» **EXERCISE GOAL**: Each line from the start of the data below through the one containing "var circleV = [-1.01];" must be reproduced exactly.

» **RAW DATA**:
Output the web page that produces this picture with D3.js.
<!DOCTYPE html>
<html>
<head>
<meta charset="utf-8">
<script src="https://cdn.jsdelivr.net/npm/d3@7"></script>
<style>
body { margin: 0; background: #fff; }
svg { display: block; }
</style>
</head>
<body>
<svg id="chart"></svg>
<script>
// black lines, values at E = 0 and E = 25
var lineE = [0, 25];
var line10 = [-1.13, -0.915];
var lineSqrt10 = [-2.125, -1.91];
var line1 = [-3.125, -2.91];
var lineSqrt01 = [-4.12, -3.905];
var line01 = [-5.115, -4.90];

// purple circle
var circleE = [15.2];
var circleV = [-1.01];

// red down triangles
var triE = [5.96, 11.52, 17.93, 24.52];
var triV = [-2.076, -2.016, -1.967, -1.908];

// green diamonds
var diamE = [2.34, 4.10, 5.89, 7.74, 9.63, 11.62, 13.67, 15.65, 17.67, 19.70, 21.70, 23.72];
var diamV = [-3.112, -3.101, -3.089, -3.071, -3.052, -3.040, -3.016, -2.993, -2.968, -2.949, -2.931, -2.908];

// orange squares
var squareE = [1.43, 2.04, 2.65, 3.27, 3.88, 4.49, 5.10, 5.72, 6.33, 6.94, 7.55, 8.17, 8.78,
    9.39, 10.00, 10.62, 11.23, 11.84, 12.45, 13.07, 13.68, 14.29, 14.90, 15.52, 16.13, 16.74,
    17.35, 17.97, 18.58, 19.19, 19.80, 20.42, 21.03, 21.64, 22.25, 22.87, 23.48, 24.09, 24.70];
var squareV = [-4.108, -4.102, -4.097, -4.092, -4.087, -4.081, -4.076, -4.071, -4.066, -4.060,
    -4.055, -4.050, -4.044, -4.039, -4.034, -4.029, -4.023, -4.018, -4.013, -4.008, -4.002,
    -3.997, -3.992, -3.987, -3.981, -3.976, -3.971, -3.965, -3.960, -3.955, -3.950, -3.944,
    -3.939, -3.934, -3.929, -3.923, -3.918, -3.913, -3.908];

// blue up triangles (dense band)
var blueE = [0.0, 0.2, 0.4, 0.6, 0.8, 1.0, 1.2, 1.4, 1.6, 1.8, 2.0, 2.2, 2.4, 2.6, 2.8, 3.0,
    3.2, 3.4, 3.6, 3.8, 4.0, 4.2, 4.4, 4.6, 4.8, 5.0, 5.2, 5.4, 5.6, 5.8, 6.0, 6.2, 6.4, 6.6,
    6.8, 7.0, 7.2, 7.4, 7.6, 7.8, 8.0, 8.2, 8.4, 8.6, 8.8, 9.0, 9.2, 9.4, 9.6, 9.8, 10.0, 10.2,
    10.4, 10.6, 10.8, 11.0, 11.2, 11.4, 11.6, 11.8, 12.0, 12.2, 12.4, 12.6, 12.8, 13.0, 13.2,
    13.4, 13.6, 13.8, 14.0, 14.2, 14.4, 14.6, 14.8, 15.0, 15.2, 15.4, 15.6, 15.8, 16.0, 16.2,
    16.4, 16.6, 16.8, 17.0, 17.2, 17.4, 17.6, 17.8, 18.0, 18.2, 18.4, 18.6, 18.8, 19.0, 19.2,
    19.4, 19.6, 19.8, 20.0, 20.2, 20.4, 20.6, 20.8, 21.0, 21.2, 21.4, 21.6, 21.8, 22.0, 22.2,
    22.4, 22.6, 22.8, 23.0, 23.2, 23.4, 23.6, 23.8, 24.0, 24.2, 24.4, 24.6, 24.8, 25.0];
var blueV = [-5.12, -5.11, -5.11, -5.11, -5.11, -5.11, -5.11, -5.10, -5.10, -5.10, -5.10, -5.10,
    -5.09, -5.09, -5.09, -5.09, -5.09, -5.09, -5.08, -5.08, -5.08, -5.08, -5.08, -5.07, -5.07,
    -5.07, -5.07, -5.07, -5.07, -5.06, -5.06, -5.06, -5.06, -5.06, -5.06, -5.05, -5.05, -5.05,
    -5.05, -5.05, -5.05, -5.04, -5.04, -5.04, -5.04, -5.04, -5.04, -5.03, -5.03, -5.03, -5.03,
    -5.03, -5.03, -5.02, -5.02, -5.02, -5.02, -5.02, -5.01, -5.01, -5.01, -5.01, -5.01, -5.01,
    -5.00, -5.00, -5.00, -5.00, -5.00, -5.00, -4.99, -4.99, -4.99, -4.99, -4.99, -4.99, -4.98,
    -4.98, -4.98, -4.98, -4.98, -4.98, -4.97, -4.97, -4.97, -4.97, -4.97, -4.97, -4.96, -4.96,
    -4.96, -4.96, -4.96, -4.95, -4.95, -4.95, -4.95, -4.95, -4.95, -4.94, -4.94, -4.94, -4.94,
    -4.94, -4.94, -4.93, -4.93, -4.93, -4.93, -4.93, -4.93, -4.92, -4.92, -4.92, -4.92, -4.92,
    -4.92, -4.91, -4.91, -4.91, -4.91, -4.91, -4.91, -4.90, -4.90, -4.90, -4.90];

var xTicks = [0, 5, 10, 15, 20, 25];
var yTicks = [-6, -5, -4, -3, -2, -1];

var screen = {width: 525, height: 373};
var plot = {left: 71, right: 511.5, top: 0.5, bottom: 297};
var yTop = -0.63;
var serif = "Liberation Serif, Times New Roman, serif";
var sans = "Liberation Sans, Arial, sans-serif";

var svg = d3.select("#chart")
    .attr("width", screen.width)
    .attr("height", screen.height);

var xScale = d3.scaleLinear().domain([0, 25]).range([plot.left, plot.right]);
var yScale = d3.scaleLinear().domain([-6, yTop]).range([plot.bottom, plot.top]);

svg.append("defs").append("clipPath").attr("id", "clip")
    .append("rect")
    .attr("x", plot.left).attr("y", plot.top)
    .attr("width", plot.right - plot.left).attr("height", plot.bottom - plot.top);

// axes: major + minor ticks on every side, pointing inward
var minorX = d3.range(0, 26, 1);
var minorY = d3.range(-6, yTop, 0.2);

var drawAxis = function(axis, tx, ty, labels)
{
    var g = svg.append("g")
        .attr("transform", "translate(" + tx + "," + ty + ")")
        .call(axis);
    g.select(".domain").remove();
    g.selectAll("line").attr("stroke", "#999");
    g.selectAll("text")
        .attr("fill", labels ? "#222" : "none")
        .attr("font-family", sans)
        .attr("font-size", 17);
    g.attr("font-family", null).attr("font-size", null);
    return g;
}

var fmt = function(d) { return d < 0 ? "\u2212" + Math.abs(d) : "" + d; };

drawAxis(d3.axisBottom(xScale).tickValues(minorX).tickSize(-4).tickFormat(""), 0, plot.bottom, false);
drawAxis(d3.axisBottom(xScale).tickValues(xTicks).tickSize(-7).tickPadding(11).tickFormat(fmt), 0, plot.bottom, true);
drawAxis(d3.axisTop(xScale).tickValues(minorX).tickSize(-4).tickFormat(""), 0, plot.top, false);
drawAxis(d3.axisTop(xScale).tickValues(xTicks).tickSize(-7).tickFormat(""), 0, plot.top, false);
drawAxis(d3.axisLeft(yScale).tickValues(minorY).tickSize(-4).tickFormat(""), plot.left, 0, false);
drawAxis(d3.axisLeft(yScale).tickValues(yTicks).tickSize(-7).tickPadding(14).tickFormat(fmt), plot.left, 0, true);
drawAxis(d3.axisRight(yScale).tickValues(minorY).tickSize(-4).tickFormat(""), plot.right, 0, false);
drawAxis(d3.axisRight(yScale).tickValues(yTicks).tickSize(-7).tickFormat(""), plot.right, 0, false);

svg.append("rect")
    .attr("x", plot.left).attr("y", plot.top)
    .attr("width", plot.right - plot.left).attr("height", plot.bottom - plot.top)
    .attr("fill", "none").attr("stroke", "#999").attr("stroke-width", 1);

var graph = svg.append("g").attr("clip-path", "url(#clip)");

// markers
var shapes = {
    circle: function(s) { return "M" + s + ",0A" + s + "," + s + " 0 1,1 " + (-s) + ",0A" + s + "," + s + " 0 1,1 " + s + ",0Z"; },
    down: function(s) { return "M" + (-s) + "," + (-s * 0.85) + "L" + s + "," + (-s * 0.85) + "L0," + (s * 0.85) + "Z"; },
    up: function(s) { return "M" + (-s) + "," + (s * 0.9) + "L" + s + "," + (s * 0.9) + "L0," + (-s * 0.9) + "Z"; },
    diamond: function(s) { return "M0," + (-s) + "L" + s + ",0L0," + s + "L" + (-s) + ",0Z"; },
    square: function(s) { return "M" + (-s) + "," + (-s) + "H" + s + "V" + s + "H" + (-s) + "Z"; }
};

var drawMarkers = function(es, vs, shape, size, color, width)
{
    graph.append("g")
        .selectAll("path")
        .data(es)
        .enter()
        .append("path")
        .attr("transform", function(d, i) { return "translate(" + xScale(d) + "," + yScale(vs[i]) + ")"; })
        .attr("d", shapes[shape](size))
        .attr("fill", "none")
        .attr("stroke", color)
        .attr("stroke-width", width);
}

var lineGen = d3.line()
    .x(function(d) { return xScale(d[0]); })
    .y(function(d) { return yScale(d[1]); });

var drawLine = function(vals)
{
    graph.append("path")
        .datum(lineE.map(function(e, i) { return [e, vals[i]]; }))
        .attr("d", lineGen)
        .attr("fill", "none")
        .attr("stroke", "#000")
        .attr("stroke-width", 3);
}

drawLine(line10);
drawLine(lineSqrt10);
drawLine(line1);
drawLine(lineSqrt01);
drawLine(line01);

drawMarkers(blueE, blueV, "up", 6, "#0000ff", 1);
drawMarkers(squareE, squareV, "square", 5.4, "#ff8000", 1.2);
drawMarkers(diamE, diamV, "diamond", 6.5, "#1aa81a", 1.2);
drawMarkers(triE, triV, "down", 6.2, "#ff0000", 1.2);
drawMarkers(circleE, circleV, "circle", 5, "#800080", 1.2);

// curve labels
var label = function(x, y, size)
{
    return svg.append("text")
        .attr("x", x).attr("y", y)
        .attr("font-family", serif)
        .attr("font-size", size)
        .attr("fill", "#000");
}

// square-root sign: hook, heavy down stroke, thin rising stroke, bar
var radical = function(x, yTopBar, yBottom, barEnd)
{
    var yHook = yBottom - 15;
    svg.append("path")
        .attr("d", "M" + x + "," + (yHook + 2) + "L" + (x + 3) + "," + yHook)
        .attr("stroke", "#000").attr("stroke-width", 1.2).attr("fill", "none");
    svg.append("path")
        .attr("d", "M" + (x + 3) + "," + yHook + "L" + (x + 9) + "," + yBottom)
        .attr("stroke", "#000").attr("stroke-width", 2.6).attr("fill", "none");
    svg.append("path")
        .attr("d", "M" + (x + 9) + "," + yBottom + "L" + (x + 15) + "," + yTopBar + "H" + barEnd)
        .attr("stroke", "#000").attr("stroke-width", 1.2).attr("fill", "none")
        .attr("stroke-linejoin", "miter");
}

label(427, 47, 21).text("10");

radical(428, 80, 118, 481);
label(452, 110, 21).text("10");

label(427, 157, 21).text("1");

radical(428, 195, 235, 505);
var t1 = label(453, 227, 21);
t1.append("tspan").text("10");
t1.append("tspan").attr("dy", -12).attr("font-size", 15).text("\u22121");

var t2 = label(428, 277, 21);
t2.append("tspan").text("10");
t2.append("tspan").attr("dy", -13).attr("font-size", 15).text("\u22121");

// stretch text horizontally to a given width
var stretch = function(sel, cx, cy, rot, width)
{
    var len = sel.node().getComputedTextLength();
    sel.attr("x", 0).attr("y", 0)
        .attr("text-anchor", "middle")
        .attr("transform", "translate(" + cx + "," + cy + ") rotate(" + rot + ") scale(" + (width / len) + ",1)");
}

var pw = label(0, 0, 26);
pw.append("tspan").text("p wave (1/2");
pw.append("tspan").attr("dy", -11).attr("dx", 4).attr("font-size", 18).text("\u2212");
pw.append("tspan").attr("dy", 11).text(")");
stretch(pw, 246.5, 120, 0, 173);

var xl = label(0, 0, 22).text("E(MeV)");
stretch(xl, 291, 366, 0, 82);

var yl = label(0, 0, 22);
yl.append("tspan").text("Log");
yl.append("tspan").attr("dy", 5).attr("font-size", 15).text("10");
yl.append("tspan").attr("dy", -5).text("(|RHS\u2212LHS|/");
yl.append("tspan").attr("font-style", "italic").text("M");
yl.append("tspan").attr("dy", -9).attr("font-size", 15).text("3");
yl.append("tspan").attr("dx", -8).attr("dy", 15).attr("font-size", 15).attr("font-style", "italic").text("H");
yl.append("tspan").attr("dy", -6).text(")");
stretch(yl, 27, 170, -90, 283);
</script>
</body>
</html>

» **FULL SOLUTION**:
Output the web page that produces this picture with D3.js.
<!DOCTYPE html>
<html>
<head>
<meta charset="utf-8">
<script src="https://cdn.jsdelivr.net/npm/d3@7"></script>
<style>
body { margin: 0; background: #fff; }
svg { display: block; }
</style>
</head>
<body>
<svg id="chart"></svg>
<script>
// black lines, values at E = 0 and E = 25
var lineE = [0, 25];
var line10 = [-1.13, -0.915];
var lineSqrt10 = [-2.125, -1.91];
var line1 = [-3.125, -2.91];
var lineSqrt01 = [-4.12, -3.905];
var line01 = [-5.115, -4.90];

// purple circle
var circleE = [15.2];
var circleV = [-1.01];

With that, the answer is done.